The Adjustment Period / Separation Anxiety

The length of time it takes your Greyhound to become accustomed to and relaxed in your home can vary tremendously. Some will waltz in and act as if they had lived in your house all their lives. Some will be afraid of everything. Most fall somewhere in between. It has been said that bringing a retired racer into a home for the first time is like dropping you or me on top of a mountain in Tibet. They have a lot to learn, so naturally it can be a bit frightening. But in all except for the rare worst cases, a few weeks (often just a few days) of patience and understanding will get you and your hound through it. Adjustment seems to be hardest, as a rule, for the first Greyhound, especially if there are no other dogs and if the humans are away from home a good part of the day. Remember, Greyhounds have been surrounded by friends of their own kind and spent most of their days with humans for their whole lives. Very few of them like to be left alone. So separation anxiety is not uncommon for new/first Greyhounds. It can manifest itself in many undesirable ways, including howling and/or destructive behavior. The best "cure" is often (but not always) the addition of a second Greyhound to the family.

Many new adopters, whether it's their first or their tenth Greyhound, try to arrange picking up their Greyhound on a weekend.
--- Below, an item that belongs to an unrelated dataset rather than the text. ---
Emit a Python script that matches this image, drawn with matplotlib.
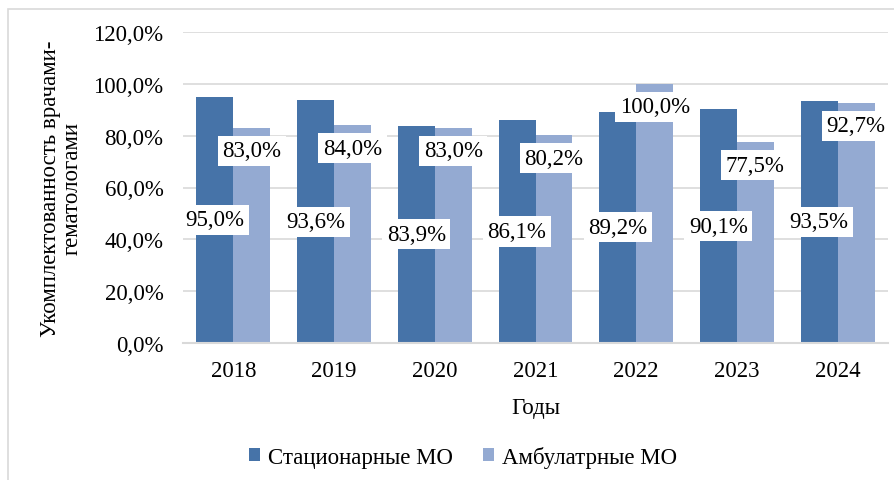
import matplotlib.pyplot as plt
import matplotlib.patches as mpatches
import numpy as np

plt.rcParams['font.family'] = ['Liberation Serif', 'DejaVu Serif']

years = ['2018', '2019', '2020', '2021', '2022', '2023', '2024']
stac = [95.0, 93.6, 83.9, 86.1, 89.2, 90.1, 93.5]   # Стационарные МО
ambu = [83.0, 84.0, 83.0, 80.2, 100.0, 77.5, 92.7]  # Амбулатрные МО

c_dark = '#4673A8'
c_light = '#94AAD2'
fs = 16.5

fig = plt.figure(figsize=(8.95, 4.81), dpi=100)
ax = fig.add_axes([183/895, 1-344/481, 705/895, (344-33)/481])

x = np.arange(len(years))
w = 0.367
b1 = ax.bar(x - w/2, stac, w, color=c_dark, label='Стационарные МО', zorder=2)
b2 = ax.bar(x + w/2, ambu, w, color=c_light, label='Амбулатрные МО', zorder=2)

box = dict(boxstyle='square,pad=0.2', fc='white', ec='none')
for xi, v in zip(x, stac):
    ax.text(xi - w/2, v/2, f'{v:.1f}%'.replace('.', ','), ha='center', va='center',
            fontsize=fs, bbox=box, zorder=5)
for xi, v in zip(x, ambu):
    ax.annotate(f'{v:.1f}%'.replace('.', ','), (xi + w/2, v), xytext=(0, -9),
                textcoords='offset points', ha='center', va='top',
                fontsize=fs, bbox=box, zorder=5)

ax.set_xlim(-0.5, len(years) - 0.5)
ax.set_ylim(0, 120)
ax.set_yticks(np.arange(0, 121, 20))
ax.set_yticklabels([f'{t:.1f}%'.replace('.', ',') for t in np.arange(0, 121, 20)], fontsize=fs)
ax.set_xticks(x)
ax.set_xticklabels(years, fontsize=fs)
ax.tick_params(length=0, pad=14)
ax.tick_params(axis='x', pad=12)
ax.grid(axis='y', color='#d9d9d9', linewidth=1.2, zorder=0)
ax.set_axisbelow(True)
for s in ['top', 'right', 'left']:
    ax.spines[s].set_visible(False)
ax.spines['bottom'].set_color('#d9d9d9')
ax.spines['bottom'].set_linewidth(1.5)

ax.set_xlabel('Годы', fontsize=fs, labelpad=12)
ax.set_ylabel('Укомплектованность врачами-\nгематологами', fontsize=fs, labelpad=8,
              linespacing=1.0)

fig.legend(handles=[b1, b2], loc='center', bbox_to_anchor=(463/895, 1-458/481),
           ncol=2, frameon=False, fontsize=fs, handlelength=0.5, handleheight=0.5,
           handletextpad=0.35, columnspacing=1.3)

border = mpatches.Rectangle((8/895, -0.1), 1.2, 1 - 10/481 + 0.1, transform=fig.transFigure,
                            fill=False, ec='#d9d9d9', lw=1.2)
fig.patches.append(border)

fig.savefig('out.png', dpi=100)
Some choose to take a few days off work when their new hound arrives so they can spend plenty of time with him the first few days.

Don't be surprised if a hound you were told was playful and friendly seems to be subdued for a while when he arrives in his new home. Greyhound personalities tend to "blossom" over the first few months at home, even if they seem perfectly relaxed right from the beginning. As they begin to relax and feel secure with you, they'll let more and more facets of their character shine through. This can be good and bad. A dog who started out on his best behavior in an effort to fit in may let his "rascally" side begin to show during this period. But if you have consistently but lovingly established from day one that YOU are the top dog and that there are rules he must learn and obey, you shouldn't have much trouble. Many Greyhound owners thoroughly enjoy watching their initially quiet dog turn into a bit of a scamp. Just be careful not to let it get out of hand.

Remember, there is a whole network of people willing and ready to help with whatever problems might arise. All you have to do is ask.

STRANGE THINGS - Because Greyhounds have lived in kennels and on farms all their lives, things we take for granted as "every day" will be new and sometimes scary to them. Few have ever had to negotiate stairs (though the ones who go through our kennel learn them). Ceiling fans, linoleum floors, sliding glass doors and any number of other things can present challenges to them. If you have sliding glass doors or solid glass storm doors you should get several vinyl decals or masking tape and stick them on the doors at the dog's eye level until he learns the glass is there. Many Greyhounds have been injured by trying to go through glass they didn't realize was there.